RE: XHTML validator doesn't completely support Unicode from Peter Sheerin on 2001-04-29 (www-validator@w3.org from April 2001)

From: Peter Sheerin <psheerin@cmp.com>
Date: Sun, 29 Apr 2001 19:32:22 -0400 (EDT)
To: "'Bertilo Wennergren'" <bertilow@bertilo.se.fm>, <www-validator@w3.org>
Message-ID: <002701c0d102$28b8bfb0$8810960a@cadencesheerin>

 
> Are you sure it's the end of line characters that give the problem?
> 
> I'd guess it's the BOM ("U+FEFF") that's the culprit. It's 
> not very common to use a BOM in UTF-8 files. Some even say 
> it's not allowed in UTF-8. It's certainly not necessary to 
> use a BOM in UTF-8.

Actually, I do find it necessary, and it exists for a very good reason.

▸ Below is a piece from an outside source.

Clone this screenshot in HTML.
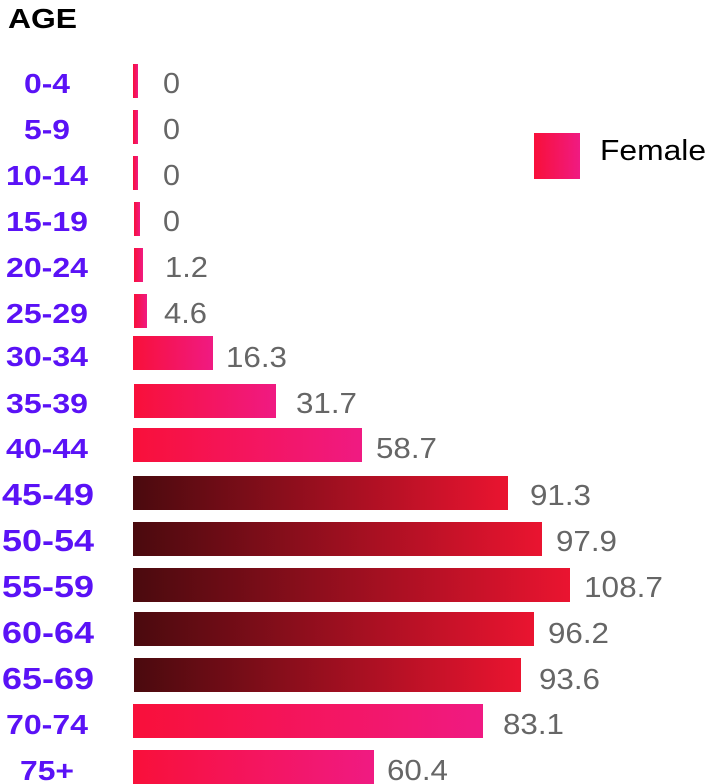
<!DOCTYPE html>
<html><head><meta charset="utf-8"><style>
html,body{margin:0;padding:0;background:#fff;}
svg{display:block;}
.a{font-family:"Liberation Sans",sans-serif;font-weight:bold;fill:#5a12f6;font-size:28px;text-anchor:middle;}
.b{font-size:31px;}
.v{font-family:"Liberation Sans",sans-serif;fill:#666;font-size:29px;}
</style></head><body>
<svg width="706" height="784" viewBox="0 0 706 784" xmlns="http://www.w3.org/2000/svg">
<defs>
<linearGradient id="p" x1="0" x2="1" y1="0" y2="0"><stop offset="0" stop-color="#f8103a"/><stop offset="1" stop-color="#f01a82"/></linearGradient>
<linearGradient id="d" x1="0" x2="1" y1="0" y2="0"><stop offset="0" stop-color="#4a0a0e"/><stop offset="1" stop-color="#ea1430"/></linearGradient>
</defs>
<text x="8" y="28" font-family="Liberation Sans,sans-serif" font-weight="bold" font-size="28" fill="#000" textLength="69" lengthAdjust="spacingAndGlyphs">AGE</text>
<rect x="534" y="133" width="46" height="46" fill="url(#p)"/>
<text x="600" y="160" font-family="Liberation Sans,sans-serif" font-size="29" fill="#000" textLength="106" lengthAdjust="spacingAndGlyphs">Female</text>

<g>
<rect x="133" y="64" width="5" height="34" fill="url(#p)"/>
<rect x="133" y="110" width="5" height="34" fill="url(#p)"/>
<rect x="133" y="156" width="5" height="34" fill="url(#p)"/>
<rect x="134" y="202" width="6" height="34" fill="url(#p)"/>
<rect x="134" y="248" width="9" height="34" fill="url(#p)"/>
<rect x="134" y="294" width="13" height="34" fill="url(#p)"/>
<rect x="133" y="336" width="80" height="34" fill="url(#p)"/>
<rect x="134" y="384" width="142" height="34" fill="url(#p)"/>
<rect x="133" y="428" width="229" height="34" fill="url(#p)"/>
<rect x="133" y="476" width="375" height="34" fill="url(#d)"/>
<rect x="133" y="522" width="409" height="34" fill="url(#d)"/>
<rect x="133" y="568" width="437" height="34" fill="url(#d)"/>
<rect x="134" y="612" width="400" height="34" fill="url(#d)"/>
<rect x="134" y="658" width="387" height="34" fill="url(#d)"/>
<rect x="133" y="704" width="350" height="34" fill="url(#p)"/>
<rect x="133" y="750" width="241" height="34" fill="url(#p)"/>
</g>

<g>
<text class="a" x="47" y="93" textLength="46" lengthAdjust="spacingAndGlyphs">0-4</text>
<text class="a" x="47" y="139" textLength="46" lengthAdjust="spacingAndGlyphs">5-9</text>
<text class="a" x="47" y="185" textLength="82" lengthAdjust="spacingAndGlyphs">10-14</text>
<text class="a" x="47" y="231" textLength="82" lengthAdjust="spacingAndGlyphs">15-19</text>
<text class="a" x="47" y="277" textLength="82" lengthAdjust="spacingAndGlyphs">20-24</text>
<text class="a" x="47" y="323" textLength="82" lengthAdjust="spacingAndGlyphs">25-29</text>
<text class="a" x="47" y="366" textLength="82" lengthAdjust="spacingAndGlyphs">30-34</text>
<text class="a" x="47" y="413" textLength="82" lengthAdjust="spacingAndGlyphs">35-39</text>
<text class="a" x="47" y="458" textLength="82" lengthAdjust="spacingAndGlyphs">40-44</text>
<text class="a b" x="48" y="505" textLength="92" lengthAdjust="spacingAndGlyphs">45-49</text>
<text class="a b" x="48" y="551" textLength="92" lengthAdjust="spacingAndGlyphs">50-54</text>
<text class="a b" x="48" y="597" textLength="92" lengthAdjust="spacingAndGlyphs">55-59</text>
<text class="a b" x="48" y="643" textLength="92" lengthAdjust="spacingAndGlyphs">60-64</text>
<text class="a b" x="48" y="689" textLength="92" lengthAdjust="spacingAndGlyphs">65-69</text>
<text class="a" x="47" y="734" textLength="82" lengthAdjust="spacingAndGlyphs">70-74</text>
<text class="a" x="47" y="780" textLength="54" lengthAdjust="spacingAndGlyphs">75+</text>
</g>

<g>
<text class="v" x="163" y="93" textLength="17" lengthAdjust="spacingAndGlyphs">0</text>
<text class="v" x="163" y="139" textLength="17" lengthAdjust="spacingAndGlyphs">0</text>
<text class="v" x="163" y="185" textLength="17" lengthAdjust="spacingAndGlyphs">0</text>
<text class="v" x="163" y="231" textLength="17" lengthAdjust="spacingAndGlyphs">0</text>
<text class="v" x="165" y="277" textLength="43" lengthAdjust="spacingAndGlyphs">1.2</text>
<text class="v" x="164" y="323" textLength="43" lengthAdjust="spacingAndGlyphs">4.6</text>
<text class="v" x="226" y="367" textLength="61" lengthAdjust="spacingAndGlyphs">16.3</text>
<text class="v" x="296" y="413" textLength="61" lengthAdjust="spacingAndGlyphs">31.7</text>
<text class="v" x="376" y="458" textLength="61" lengthAdjust="spacingAndGlyphs">58.7</text>
<text class="v" x="530" y="505" textLength="61" lengthAdjust="spacingAndGlyphs">91.3</text>
<text class="v" x="556" y="551" textLength="61" lengthAdjust="spacingAndGlyphs">97.9</text>
<text class="v" x="584" y="597" textLength="79" lengthAdjust="spacingAndGlyphs">108.7</text>
<text class="v" x="548" y="643" textLength="61" lengthAdjust="spacingAndGlyphs">96.2</text>
<text class="v" x="539" y="689" textLength="61" lengthAdjust="spacingAndGlyphs">93.6</text>
<text class="v" x="503" y="734" textLength="61" lengthAdjust="spacingAndGlyphs">83.1</text>
<text class="v" x="387" y="780" textLength="61" lengthAdjust="spacingAndGlyphs">60.4</text>
</g>
</svg>
</body></html>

Without it at the beginning of a file, an editor has no sure way of
determining what format the text file is. In practical testing with SC
UniPad, I have found that the use of either the BOM or EOL character is
the only sure way for the editor to open the file as UTF-8. Their
absence causes the editor to assume plain ASCII-UCN, which causes real
problems if you don't notice and correct it.

Received on Sunday, 29 April 2001 21:21:23 UTC